Bundeswirtschaftsminister Philipp Rösler (FDP) lobte die vorläufige Absage Merkels und Sarkozys an gemeinsam begebene Anleihen der Länder der Euro-Zone, sogenannte Eurobonds. Dies sei ein gutes Signal, sagte Rösler in den ARD-"Tagesthemen". Eurobonds wären der absolut falsche Weg. Auf die Frage, ob er Eurobonds für so lange ausschließe, wie die FDP an der Regierung beteiligt ist, sagte Rösler, die Fraktionen von Union und FDP hätten Eurobonds bereits abgelehnt. Außerdem werde man sich für einen anderen Weg einsetzen, den auch das Treffen in Paris bestätigt habe - eine "Stabilitätsunion" mit einer Schuldenbremse in den Verfassungen aller Euro-Staaten.

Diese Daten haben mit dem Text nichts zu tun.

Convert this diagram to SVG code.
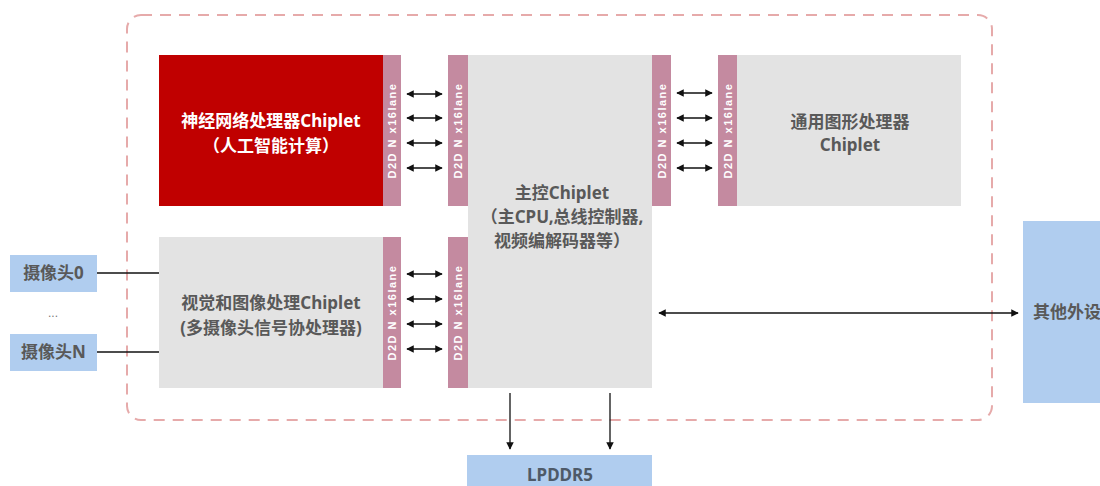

Deren Umsetzung werde nicht einfach. Er sei aber sicher, dass sie gelingen werde.

Barroso begrüßt Vorschläge

Die bevorstehenden Herausforderungen hätten deutlich gemacht, dass eine gemeinsame Währung auch eine gemeinsame Verantwortung und eine engere Koordination der Wirtschaftspolitik erfordere, erklärten sie. Der Ruf nach einer Schuldenbremse in den Verfassungen der einzelnen Eurostaaten sei eine starke politische Verpflichtung auf eine langfristige Nachhaltigkeit der öffentlichen Finanzen, erklärten Barroso und Rehn. Eine Finanztransaktionssteuer schließlich sei ein wichtiges Instrument um sicherzustellen, dass der Finanzsektor einen gerechteren Beitrag zu den öffentlichen Kassen leiste. Die EU-Kommission werde dazu bald einen Vorschlag vorlegen.